The Works of the Rev. Jonathan Swift/Volume 11/From Jonathan Swift to Richard Steele - 2

MAY 27, 1713.

THE reason I give you the trouble of this reply to your letter, is because I am going in a very few days to Ireland: and although I intended to return toward winter, yet it may happen, from the common accidents of life, that I may never see you again.

In your yesterday's letter, you are pleased to take the complaining side, and think it hard I should write to Mr. Addison as I did, only for an allusion. This allusion was only calling a clergyman of some little distinction an infidel: a clergyman, who was your friend, who always loved you, who had endeavoured at least to serve you; and who, whenever he did write any thing, made it sacred to himself never to fling out the least hint against you.

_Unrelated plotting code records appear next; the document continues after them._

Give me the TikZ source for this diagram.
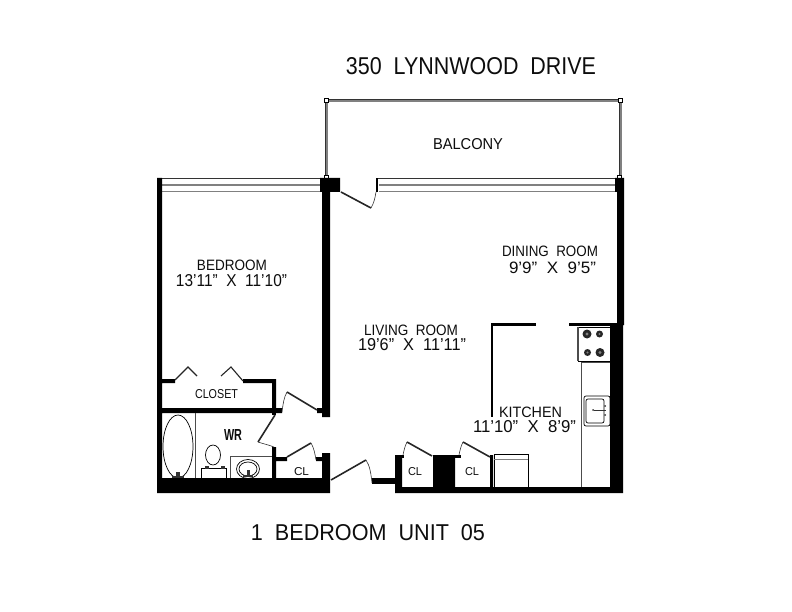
\documentclass[tikz,border=0pt]{standalone}
\usepackage{fontspec}
\usepackage{graphicx}
\setmainfont{Liberation Sans}
\newcommand{\fitlabel}[3]{\resizebox{#1pt}{#2pt}{#3}}
\tikzset{
  wallfill/.style={fill=black,draw=none},
  fix/.style={draw=black,line width=0.7pt,fill=none},
  thinline/.style={draw=black!70,line width=0.8pt},
  leaf/.style={draw=black!85,line width=1.6pt},
  swing/.style={draw=black!80,line width=0.6pt},
  glassdark/.style={draw=black!80,line width=1pt},
  glassgrey/.style={draw=black!50,line width=1.2pt},
  post/.style={draw=black,fill=white,line width=0.7pt},
  txt/.style={inner sep=0pt,text=black!95}
}
\begin{document}
\begin{tikzpicture}[x=1pt,y=-1pt]
\useasboundingbox (0,0) rectangle (792,612);
\fill[white] (0,0) rectangle (792,612);
% balcony rail
\draw[glassgrey] (327,101) -- (619,101) (327,176) -- (327,103) (621,176) -- (621,103);
\draw[glassdark,line width=0.6pt] (327,99) -- (619,99) (325,176) -- (325,103) (619,176) -- (619,103);
\draw[post] (324,98) rectangle (328,102);
\draw[post] (618.5,98) rectangle (622.5,102);
\draw[post] (324,175) rectangle (328,178);
\draw[post] (617.5,175) rectangle (621.5,178);
% windows
\draw[glassdark] (162,178.5) -- (320,178.5) (377,178.5) -- (616,178.5);
\draw[glassgrey] (162,185) -- (320,185) (379,185) -- (616,185);
\draw[glassgrey] (162,191.5) -- (320,191.5) (379,191.5) -- (617,191.5);
% walls
\fill[wallfill] (157,178) -- (162,178) -- (162,379) -- (175,379) -- (175,383) -- (162,383)
  -- (162,408) -- (272,408) -- (272,383) -- (243,383) -- (243,379) -- (276,379) -- (276,408)
  -- (282,408) -- (282,413) -- (162,413) -- (162,478) -- (272,478) -- (272,447) -- (276,447)
  -- (276,457) -- (287,457) -- (287,461) -- (276,461) -- (276,478)
  -- (322,478) -- (322,461) -- (316,461) -- (316,457) -- (322,457) -- (322,453) -- (330,453)
  -- (330,493) -- (157,493) -- cycle;
\fill[wallfill] (320,178) -- (340,178) -- (340,192) -- (330,192) -- (330,417) -- (322,417)
  -- (322,413) -- (317,413) -- (317,408) -- (322,408) -- (322,192) -- (320,192) -- cycle;
\fill[wallfill] (272,413) rectangle (276,415);
\fill[wallfill] (372,478) rectangle (396,484);
\fill[wallfill] (376,178) rectangle (378,192);
\fill[wallfill] (395,455) -- (402,455) -- (402,487) -- (433,487) -- (433,455) -- (455,455) -- (455,487)
  -- (490,487) -- (490,455) -- (493,455) -- (493,487) -- (610,487) -- (610,325) -- (617,325)
  -- (617,192) -- (615,192) -- (615,178) -- (624,178) -- (624,325) -- (623,325) -- (623,493) -- (395,493) -- cycle;
\fill[wallfill] (402,455) rectangle (404,458);
\fill[wallfill] (455,455) rectangle (461,458);
% kitchen partition
\fill[wallfill] (491,323) rectangle (536,325.5);
\fill[wallfill] (491,323) rectangle (493,417);
\fill[wallfill] (569,323) rectangle (617,325.5);
% doors
\draw[leaf] (341,192) -- (371,208);
\draw[swing] (371,208) .. controls (374,203) and (375,198) .. (376,192);
\draw[leaf] (287,392) -- (317,410);
\draw[swing] (287,392) .. controls (284,397) and (283,404) .. (282,412);
\draw[leaf] (275,415) -- (258,442);
\draw[swing] (258,442) .. controls (264,444) and (269,445) .. (274,447);
\draw[leaf] (287,457) -- (311,443);
\draw[swing] (311,443) .. controls (314,448) and (315,454) .. (316,460);
\draw[leaf] (331,480) -- (366,460);
\draw[swing] (366,460) .. controls (370,466) and (371,474) .. (372,483);
\draw[leaf] (407,442) -- (432,456);
\draw[swing] (407,442) .. controls (405,446) and (404,450) .. (403,455);
\draw[leaf] (463,442) -- (490,457);
\draw[swing] (463,442) .. controls (461,446) and (460,450) .. (459,455);
% closet doors
\draw[leaf,line width=1.1pt] (175,380) -- (188,367) -- (197,376);
\draw[leaf,line width=1.1pt] (221,376) -- (231,367) -- (243,381);
% bath fixtures
\draw[thinline] (195,413) -- (195,478);
\draw[fix] (178,446.5) ellipse (15 and 31.5);
\fill[black!80] (176,477.5) rectangle (180,472);
\fill[black!80] (172,476) rectangle (184,478);
\draw[fix] (213,455) ellipse (7.5 and 10);
\draw[fix] (201,478) -- (201,468) -- (226,468) -- (226,478);
\fill[black!80] (205,466) rectangle (209,469);
\fill[black!80] (221,466) rectangle (225,469);
\draw[thinline] (230,478) -- (230,456) -- (272,456);
\draw[fix] (248,469) ellipse (11.5 and 9.5);
\draw[fix] (248,469) ellipse (9 and 7);
\fill[black!80] (246.5,476) rectangle (249.5,470);
\fill[black!80] (243,475) rectangle (253,477);
% range
\draw[fix,line width=1pt] (578,327) rectangle (610,361);
\fill[black!70] (577,327) rectangle (579,361);
\foreach \bx/\by/\br in {587/334/4.5, 599.5/334/3.5, 587.5/352.5/3.5, 600/352.5/4.5}{
  \fill[black!85] (\bx,\by) circle (\br);
  \fill[black!50] (\bx,\by) circle (\br*0.35);
}
% counter
\draw[thinline] (610,362) -- (581,362) -- (581,487);
\draw[fix,rounded corners=2pt] (584,396) rectangle (610,426);
\draw[fix,rounded corners=2pt] (586,399) rectangle (604,423);
\fill[black!80] (594,409.5) rectangle (606,411);
\fill[black!80] (593,410) circle (1);
\fill[black!80] (605,406) circle (1);
\fill[black!80] (605,415) circle (1);
% appliance
\draw[fix] (494,487) -- (494,454) -- (528,454) -- (528,487);
\draw[glassgrey] (494,459.5) -- (528,459.5);
% text
\node[txt] (title) at (471,66) {\fitlabel{250}{17}{350~~LYNNWOOD~~DRIVE}};
\node[txt] (unit) at (368,533) {\fitlabel{234}{16}{1~~BEDROOM~~UNIT~~05}};
\node[txt] (balcony) at (468,144) {\fitlabel{70}{11}{BALCONY}};
\node[txt] (bedroom) at (232,265.5) {\fitlabel{70}{10.5}{BEDROOM}};
\node[txt] (bedroomd) at (231.5,281) {\fitlabel{111}{12}{13'11”~~X~~11'10”}};
\node[txt] (dining) at (550,251.5) {\fitlabel{96}{10.5}{DINING~~ROOM}};
\node[txt] (diningd) at (552.5,267.5) {\fitlabel{87}{11.5}{9'9”~~X~~9'5”}};
\node[txt] (living) at (411,330) {\fitlabel{94}{10.5}{LIVING~~ROOM}};
\node[txt] (livingd) at (412,345) {\fitlabel{108}{12}{19'6”~~X~~11'11”}};
\node[txt] (kitchen) at (530.5,412) {\fitlabel{63}{10.5}{KITCHEN}};
\node[txt] (kitchend) at (524.5,427) {\fitlabel{103}{12}{11'10”~~X~~8'9”}};
\node[txt] (closet) at (216.5,394.5) {\fitlabel{43}{9}{CLOSET}};
\node[txt] (wr) at (233,435) {\fitlabel{18}{11}{\textbf{WR}}};
\node[txt] (cla) at (301.5,472) {\fitlabel{15}{8}{CL}};
\node[txt] (clb) at (415,472) {\fitlabel{14}{8}{CL}};
\node[txt] (clc) at (472,472) {\fitlabel{14}{8}{CL}};
\end{tikzpicture}
\end{document}
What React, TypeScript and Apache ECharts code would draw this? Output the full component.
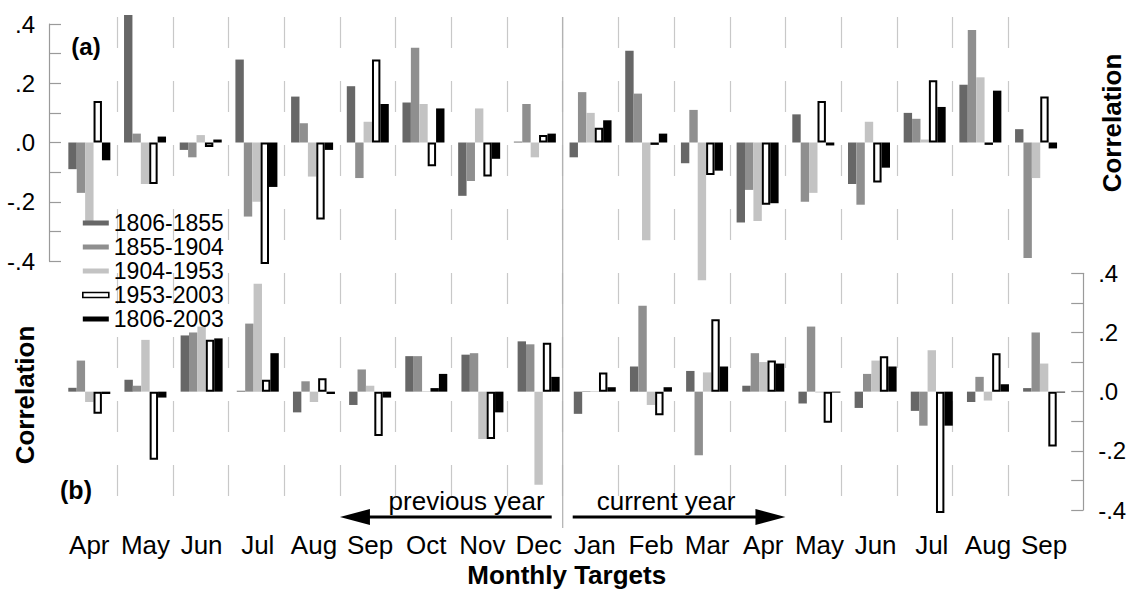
import React, { useEffect, useRef } from "react";
import * as echarts from "echarts";

const months = ["Apr", "May", "Jun", "Jul", "Aug", "Sep", "Oct", "Nov", "Dec", "Jan", "Feb", "Mar", "Apr", "May", "Jun", "Jul", "Aug", "Sep"];
const seriesNames = ["1806-1855", "1855-1904", "1904-1953", "1953-2003", "1806-2003"];

// panel (a)
const a1806_1855 = [-0.09, 0.43, -0.025, 0.28, 0.155, 0.19, 0.135, -0.18, 0.003, -0.05, 0.31, -0.07, -0.27, 0.095, -0.14, 0.10, 0.195, 0.045];
const a1855_1904 = [-0.17, 0.03, -0.05, -0.25, 0.065, -0.12, 0.32, -0.13, 0.13, 0.17, 0.165, 0.11, -0.16, -0.20, -0.21, 0.08, 0.38, -0.39];
const a1904_1953 = [-0.275, -0.14, 0.025, -0.20, -0.115, 0.07, 0.13, 0.115, -0.05, 0.10, -0.33, -0.465, -0.265, -0.17, 0.07, 0.01, 0.22, -0.12];
const a1953_2003 = [0.14, -0.14, -0.015, -0.41, -0.26, 0.28, -0.08, -0.115, 0.025, 0.05, -0.008, -0.11, -0.21, 0.14, -0.135, 0.21, -0.008, 0.155];
const a1806_2003 = [-0.06, 0.02, 0.01, -0.15, -0.025, 0.13, 0.115, -0.055, 0.03, 0.075, 0.03, -0.095, -0.205, -0.01, -0.085, 0.12, 0.175, -0.02];

// panel (b)
const b1806_1855 = [0.013, 0.04, 0.19, 0.003, -0.07, -0.045, 0.12, 0.125, 0.17, -0.075, 0.085, 0.07, 0.02, -0.04, -0.055, -0.065, -0.035, 0.012];
const b1855_1904 = [0.105, 0.02, 0.20, 0.23, 0.035, 0.075, 0.12, 0.13, 0.16, 0.002, 0.29, -0.215, 0.13, 0.22, 0.06, -0.115, 0.05, 0.20];
const b1904_1953 = [-0.035, 0.175, 0.22, 0.365, -0.035, 0.02, 0.002, -0.16, -0.315, 0.002, -0.045, 0.065, 0.10, -0.003, 0.105, 0.14, -0.03, 0.095];
const b1953_2003 = [-0.075, -0.23, 0.175, 0.04, 0.045, -0.15, 0.012, -0.16, 0.165, 0.065, -0.08, 0.245, 0.105, -0.105, 0.12, -0.41, 0.13, -0.185];
const b1806_2003 = [-0.008, -0.02, 0.18, 0.13, -0.008, -0.02, 0.06, -0.07, 0.05, 0.015, 0.015, 0.085, 0.095, -0.003, 0.085, -0.115, 0.025, -0.003];

const panelA = [a1806_1855, a1855_1904, a1904_1953, a1953_2003, a1806_2003];
const panelB = [b1806_1855, b1855_1904, b1904_1953, b1953_2003, b1806_2003];

const FONT = "'Liberation Sans', Arial, Helvetica, sans-serif";
const itemStyles = [
  { color: "#676767" },
  { color: "#8f8f8f" },
  { color: "#c3c3c3" },
  { color: "#ffffff", borderColor: "#000000", borderWidth: 2 },
  { color: "#000000" },
];

const fmtTick = (v: number) => {
  const r = Math.round(v * 10);
  if (r === 0) return ".0";
  return (r < 0 ? "-" : "") + "." + Math.abs(r);
};

export default function App() {
  const ref = useRef<HTMLDivElement>(null);
  useEffect(() => {
    if (!ref.current) return;
    const chart = echarts.init(ref.current, undefined, { renderer: "svg" });

    const yAxisCommon = (pos: "left" | "right", offset: number, margin: number) => ({
      type: "value",
      position: pos,
      offset,
      min: -0.4,
      max: 0.4,
      interval: 0.2,
      axisLine: { show: true, onZero: false, lineStyle: { color: "#9a9a9a", width: 1.2 } },
      axisTick: { show: true, inside: true, length: 12, lineStyle: { color: "#9a9a9a", width: 1.2 } },
      minorTick: { show: true, splitNumber: 2, length: 12, lineStyle: { color: "#9a9a9a", width: 1.2 } },
      splitLine: { show: false },
      axisLabel: { formatter: fmtTick, fontSize: 24, color: "#000", fontFamily: FONT, margin },
    });

    const series: any[] = [];
    seriesNames.forEach((name, i) => {
      series.push({
        type: "bar",
        name,
        xAxisIndex: 0,
        yAxisIndex: 0,
        data: panelA[i],
        barWidth: 8.4,
        barGap: "0%",
        clip: false,
        itemStyle: itemStyles[i],
        emphasis: { disabled: true },
      });
    });
    seriesNames.forEach((name, i) => {
      series.push({
        type: "bar",
        name,
        xAxisIndex: 1,
        yAxisIndex: 1,
        data: panelB[i],
        barWidth: 8.4,
        barGap: "0%",
        clip: false,
        itemStyle: itemStyles[i],
        emphasis: { disabled: true },
      });
    });

    chart.setOption({
      animation: false,
      textStyle: { fontFamily: FONT },
      grid: [
        { left: 61.5, width: 1002.4, top: 24, height: 237 },
        { left: 61.2, width: 1011, top: 273.3, height: 237 },
        { left: 61.5, width: 1002.4, top: 17, height: 480 },
      ],
      xAxis: [
        { type: "category", gridIndex: 0, data: months, show: false },
        {
          type: "category",
          gridIndex: 1,
          data: months,
          axisLine: { show: false },
          axisTick: { show: false },
          splitLine: { show: false },
          axisLabel: { interval: 0, fontSize: 26, color: "#000", fontFamily: FONT, margin: 22 },
          name: "Monthly Targets",
          nameLocation: "middle",
          nameGap: 52,
          nameTextStyle: { fontSize: 26, fontWeight: "bold", color: "#000", fontFamily: FONT },
        },
        {
          type: "category",
          gridIndex: 2,
          data: months,
          axisLine: { show: false },
          axisTick: { show: false },
          axisLabel: { show: false, interval: 0 },
          splitLine: {
            show: true,
            interval: 0,
            showMinLine: false,
            showMaxLine: false,
            lineStyle: { color: "#c8c8c8", width: 1.2, type: [31, 33] },
          },
        },
      ],
      yAxis: [
        { gridIndex: 0, ...yAxisCommon("left", 12.5, 14) },
        { gridIndex: 1, ...yAxisCommon("right", 11, 15) },
        { type: "value", gridIndex: 2, show: false, min: 0, max: 1 },
      ],
      legend: {
        left: 82,
        top: 211,
        padding: 0,
        orient: "vertical",
        itemGap: 0,
        itemWidth: 26,
        itemHeight: 5,
        icon: "rect",
        selectedMode: false,
        textStyle: { fontSize: 23, lineHeight: 24, color: "#000", fontFamily: FONT },
        data: seriesNames.map((n, i) => ({
          name: n,
          itemStyle: i === 3 ? { color: "#fff", borderColor: "#000", borderWidth: 1.6 } : itemStyles[i],
        })),
      },
      series,
    });

    const px = (i: number) => chart.convertToPixel({ xAxisIndex: 2 }, i) as number;
    const divider = (px(8) + px(9)) / 2;
    const leftTip = (px(4) + px(5)) / 2;
    const rightTip = (px(12) + px(13)) / 2;
    const ay = 517;

    chart.setOption({
      graphic: [
        { type: "line", shape: { x1: divider, y1: 17, x2: divider, y2: 528 }, style: { stroke: "#b0b0b0", lineWidth: 1.2 }, z: 1 },
        { type: "line", shape: { x1: leftTip + 20, y1: ay, x2: divider - 11, y2: ay }, style: { stroke: "#000", lineWidth: 3 } },
        { type: "polygon", shape: { points: [[leftTip, ay], [leftTip + 30, ay - 8], [leftTip + 30, ay + 8]] }, style: { fill: "#000" } },
        { type: "line", shape: { x1: divider + 10, y1: ay, x2: rightTip - 20, y2: ay }, style: { stroke: "#000", lineWidth: 3 } },
        { type: "polygon", shape: { points: [[rightTip, ay], [rightTip - 30, ay - 8], [rightTip - 30, ay + 8]] }, style: { fill: "#000" } },
        { type: "text", x: divider - 18, y: 501, style: { text: "previous year", fontSize: 26, fontFamily: FONT, fill: "#000", textAlign: "right", textVerticalAlign: "middle" } },
        { type: "text", x: divider + 34, y: 501, style: { text: "current year", fontSize: 26, fontFamily: FONT, fill: "#000", textAlign: "left", textVerticalAlign: "middle" } },
        { type: "text", x: 86, y: 46, style: { text: "(a)", fontSize: 24, fontWeight: "bold", fontFamily: FONT, fill: "#000", textAlign: "center", textVerticalAlign: "middle" } },
        { type: "text", x: 76, y: 490, style: { text: "(b)", fontSize: 25, fontWeight: "bold", fontFamily: FONT, fill: "#000", textAlign: "center", textVerticalAlign: "middle" } },
        { type: "text", x: 1112, y: 123, rotation: Math.PI / 2, style: { text: "Correlation", fontSize: 26, fontWeight: "bold", fontFamily: FONT, fill: "#000", textAlign: "center", textVerticalAlign: "middle" } },
        { type: "text", x: 25, y: 395, rotation: Math.PI / 2, style: { text: "Correlation", fontSize: 26, fontWeight: "bold", fontFamily: FONT, fill: "#000", textAlign: "center", textVerticalAlign: "middle" } },
      ],
    });

    return () => chart.dispose();
  }, []);
  return <div ref={ref} style={{ position: "fixed", left: 0, top: 0, width: 1131, height: 589, background: "#fff" }} />;
}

One thing you are pleased to fix on me, as what you are sure of; that the Examiner had talked after me, when he said, "Mr. Addison had bridled you in point of party." I do not read one in six of those papers, nor ever knew he had such a passage; and I am so ignorant of this, that I cannot tell what it means: whether, that Mr. Addison kept you close to a party, or that he hindered you from writing about party. I never talked or writ to that author in my life; so that he could not have learned it from me. And in short, I solemnly affirm, that with relation to every friend I have, I am as innocent, as it is possible for a human creature to be. And whether you believe me or not, I think, with submission, you ought to act as if you believed me, till you have demonstration to the contrary. I have all the ministry to be my witnesses, that there is hardly a man of wit of the adverse party, whom I have not been so bold as to recommend often and with earnestness to them: for, I think, principles at present are quite out of the case, and that we dispute wholly about persons. In these last you and I differ; but in the other, I think, we agree: for I have in print professed myself in politicks, to be what we formerly called a whig.

As to the great man[1] whose defence you undertake; though I do not think so well of him as you do, yet I have been the cause of preventing five hundred hard things being said against him.

I am sensible I have talked too much when myself is the subject: therefore I conclude with sincere wishes for your health and prosperity, and am,

Sir, your's, &c.

You cannot but remember, that in the only thing I ever published with my name, I took care to celebrate you as much as I could, and in as handsome a manner, though it was in a letter to the present lord treasurer.